** Exercise instructions **
Copy out the listing that follows exactly, dropping every picture.
----
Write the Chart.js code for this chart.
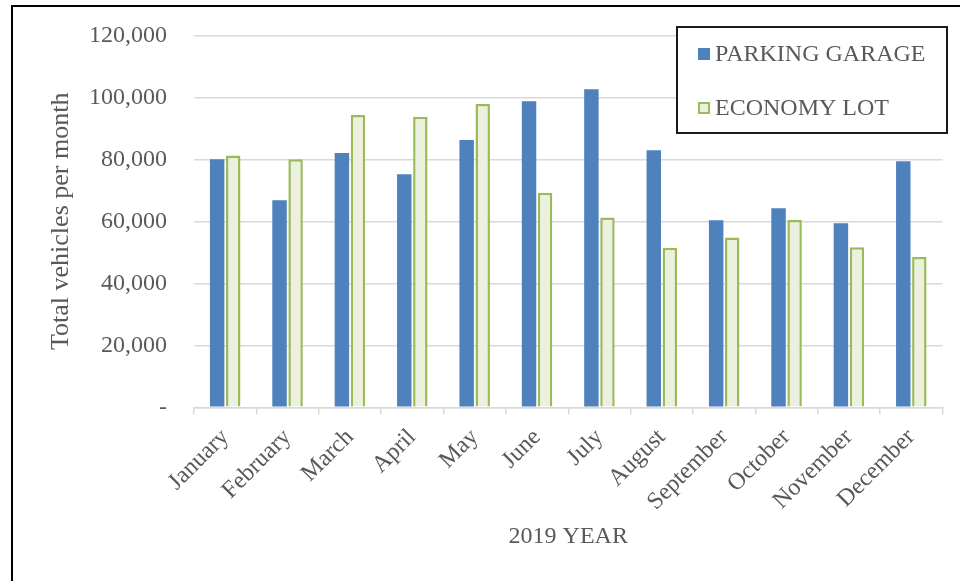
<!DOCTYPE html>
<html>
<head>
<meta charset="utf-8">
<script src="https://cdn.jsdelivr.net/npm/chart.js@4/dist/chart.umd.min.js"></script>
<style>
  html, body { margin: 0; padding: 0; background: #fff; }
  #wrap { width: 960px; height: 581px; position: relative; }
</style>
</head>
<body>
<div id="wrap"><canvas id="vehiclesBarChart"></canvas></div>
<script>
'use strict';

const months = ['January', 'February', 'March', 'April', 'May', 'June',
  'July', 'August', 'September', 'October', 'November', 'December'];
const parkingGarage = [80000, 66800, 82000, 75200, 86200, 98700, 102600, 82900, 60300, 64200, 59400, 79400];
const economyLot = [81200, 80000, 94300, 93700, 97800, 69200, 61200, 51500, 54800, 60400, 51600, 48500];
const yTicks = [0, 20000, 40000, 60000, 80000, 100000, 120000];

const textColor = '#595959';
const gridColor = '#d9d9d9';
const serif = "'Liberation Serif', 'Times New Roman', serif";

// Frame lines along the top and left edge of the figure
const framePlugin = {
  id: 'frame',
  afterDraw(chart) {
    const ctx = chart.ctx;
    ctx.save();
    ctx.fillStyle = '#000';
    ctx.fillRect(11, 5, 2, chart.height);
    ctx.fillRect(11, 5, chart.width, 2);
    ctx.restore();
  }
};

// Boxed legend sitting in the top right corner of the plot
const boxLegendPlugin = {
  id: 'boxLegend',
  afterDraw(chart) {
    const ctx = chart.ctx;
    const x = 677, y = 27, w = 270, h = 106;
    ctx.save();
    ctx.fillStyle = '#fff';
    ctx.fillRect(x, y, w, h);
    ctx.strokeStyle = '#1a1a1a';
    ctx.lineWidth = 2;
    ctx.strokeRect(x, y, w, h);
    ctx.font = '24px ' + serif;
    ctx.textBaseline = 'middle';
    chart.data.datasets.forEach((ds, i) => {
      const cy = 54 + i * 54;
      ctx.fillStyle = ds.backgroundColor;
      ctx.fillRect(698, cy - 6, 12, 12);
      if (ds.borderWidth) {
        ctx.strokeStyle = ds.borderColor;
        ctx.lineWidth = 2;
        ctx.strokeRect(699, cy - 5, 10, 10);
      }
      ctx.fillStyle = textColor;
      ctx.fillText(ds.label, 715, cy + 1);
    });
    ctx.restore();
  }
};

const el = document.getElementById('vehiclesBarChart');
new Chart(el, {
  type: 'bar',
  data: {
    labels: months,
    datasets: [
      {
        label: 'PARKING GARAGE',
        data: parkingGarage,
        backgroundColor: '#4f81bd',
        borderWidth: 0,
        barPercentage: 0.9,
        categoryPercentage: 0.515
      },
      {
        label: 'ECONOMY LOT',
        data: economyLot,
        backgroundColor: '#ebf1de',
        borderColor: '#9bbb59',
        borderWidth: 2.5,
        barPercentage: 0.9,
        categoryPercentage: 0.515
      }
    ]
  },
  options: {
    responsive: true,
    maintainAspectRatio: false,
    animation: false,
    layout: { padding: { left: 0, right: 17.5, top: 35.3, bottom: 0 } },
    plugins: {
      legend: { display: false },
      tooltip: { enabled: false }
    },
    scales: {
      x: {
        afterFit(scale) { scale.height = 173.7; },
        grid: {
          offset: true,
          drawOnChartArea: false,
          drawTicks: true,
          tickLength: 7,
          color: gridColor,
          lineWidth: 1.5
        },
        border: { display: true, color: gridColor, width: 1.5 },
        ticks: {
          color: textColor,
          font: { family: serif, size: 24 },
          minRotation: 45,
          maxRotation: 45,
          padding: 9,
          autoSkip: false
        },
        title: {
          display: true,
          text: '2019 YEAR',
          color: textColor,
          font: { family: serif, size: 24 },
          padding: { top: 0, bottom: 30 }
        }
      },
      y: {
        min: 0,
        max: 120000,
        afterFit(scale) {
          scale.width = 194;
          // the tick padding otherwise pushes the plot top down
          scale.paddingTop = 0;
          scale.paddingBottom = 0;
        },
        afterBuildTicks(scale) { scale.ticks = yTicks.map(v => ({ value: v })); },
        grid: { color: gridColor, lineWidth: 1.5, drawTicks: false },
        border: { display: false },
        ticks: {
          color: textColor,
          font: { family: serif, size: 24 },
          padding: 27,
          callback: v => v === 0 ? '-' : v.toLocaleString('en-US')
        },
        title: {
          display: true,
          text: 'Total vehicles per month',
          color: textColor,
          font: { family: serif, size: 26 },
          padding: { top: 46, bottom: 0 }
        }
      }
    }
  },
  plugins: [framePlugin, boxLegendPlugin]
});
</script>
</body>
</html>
----
** Result of this task **
Write the Chart.js code for this chart.
<!DOCTYPE html>
<html>
<head>
<meta charset="utf-8">
<script src="https://cdn.jsdelivr.net/npm/chart.js@4/dist/chart.umd.min.js"></script>
<style>
  html, body { margin: 0; padding: 0; background: #fff; }
  #wrap { width: 960px; height: 581px; position: relative; }
</style>
</head>
<body>
<div id="wrap"><canvas id="vehiclesBarChart"></canvas></div>
<script>
'use strict';

const months = ['January', 'February', 'March', 'April', 'May', 'June',
  'July', 'August', 'September', 'October', 'November', 'December'];
const parkingGarage = [80000, 66800, 82000, 75200, 86200, 98700, 102600, 82900, 60300, 64200, 59400, 79400];
const economyLot = [81200, 80000, 94300, 93700, 97800, 69200, 61200, 51500, 54800, 60400, 51600, 48500];
const yTicks = [0, 20000, 40000, 60000, 80000, 100000, 120000];

const textColor = '#595959';
const gridColor = '#d9d9d9';
const serif = "'Liberation Serif', 'Times New Roman', serif";

// Frame lines along the top and left edge of the figure
const framePlugin = {
  id: 'frame',
  afterDraw(chart) {
    const ctx = chart.ctx;
    ctx.save();
    ctx.fillStyle = '#000';
    ctx.fillRect(11, 5, 2, chart.height);
    ctx.fillRect(11, 5, chart.width, 2);
    ctx.restore();
  }
};

// Boxed legend sitting in the top right corner of the plot
const boxLegendPlugin = {
  id: 'boxLegend',
  afterDraw(chart) {
    const ctx = chart.ctx;
    const x = 677, y = 27, w = 270, h = 106;
    ctx.save();
    ctx.fillStyle = '#fff';
    ctx.fillRect(x, y, w, h);
    ctx.strokeStyle = '#1a1a1a';
    ctx.lineWidth = 2;
    ctx.strokeRect(x, y, w, h);
    ctx.font = '24px ' + serif;
    ctx.textBaseline = 'middle';
    chart.data.datasets.forEach((ds, i) => {
      const cy = 54 + i * 54;
      ctx.fillStyle = ds.backgroundColor;
      ctx.fillRect(698, cy - 6, 12, 12);
      if (ds.borderWidth) {
        ctx.strokeStyle = ds.borderColor;
        ctx.lineWidth = 2;
        ctx.strokeRect(699, cy - 5, 10, 10);
      }
      ctx.fillStyle = textColor;
      ctx.fillText(ds.label, 715, cy + 1);
    });
    ctx.restore();
  }
};

const el = document.getElementById('vehiclesBarChart');
new Chart(el, {
  type: 'bar',
  data: {
    labels: months,
    datasets: [
      {
        label: 'PARKING GARAGE',
        data: parkingGarage,
        backgroundColor: '#4f81bd',
        borderWidth: 0,
        barPercentage: 0.9,
        categoryPercentage: 0.515
      },
      {
        label: 'ECONOMY LOT',
        data: economyLot,
        backgroundColor: '#ebf1de',
        borderColor: '#9bbb59',
        borderWidth: 2.5,
        barPercentage: 0.9,
        categoryPercentage: 0.515
      }
    ]
  },
  options: {
    responsive: true,
    maintainAspectRatio: false,
    animation: false,
    layout: { padding: { left: 0, right: 17.5, top: 35.3, bottom: 0 } },
    plugins: {
      legend: { display: false },
      tooltip: { enabled: false }
    },
    scales: {
      x: {
        afterFit(scale) { scale.height = 173.7; },
        grid: {
          offset: true,
          drawOnChartArea: false,
          drawTicks: true,
          tickLength: 7,
          color: gridColor,
          lineWidth: 1.5
        },
        border: { display: true, color: gridColor, width: 1.5 },
        ticks: {
          color: textColor,
          font: { family: serif, size: 24 },
          minRotation: 45,
          maxRotation: 45,
          padding: 9,
          autoSkip: false
        },
        title: {
          display: true,
          text: '2019 YEAR',
          color: textColor,
          font: { family: serif, size: 24 },
          padding: { top: 0, bottom: 30 }
        }
      },
      y: {
        min: 0,
        max: 120000,
        afterFit(scale) {
          scale.width = 194;
          // the tick padding otherwise pushes the plot top down
          scale.paddingTop = 0;
          scale.paddingBottom = 0;
        },
        afterBuildTicks(scale) { scale.ticks = yTicks.map(v => ({ value: v })); },
        grid: { color: gridColor, lineWidth: 1.5, drawTicks: false },
        border: { display: false },
        ticks: {
          color: textColor,
          font: { family: serif, size: 24 },
          padding: 27,
          callback: v => v === 0 ? '-' : v.toLocaleString('en-US')
        },
        title: {
          display: true,
          text: 'Total vehicles per month',
          color: textColor,
          font: { family: serif, size: 26 },
          padding: { top: 46, bottom: 0 }
        }
      }
    }
  },
  plugins: [framePlugin, boxLegendPlugin]
});
</script>
</body>
</html>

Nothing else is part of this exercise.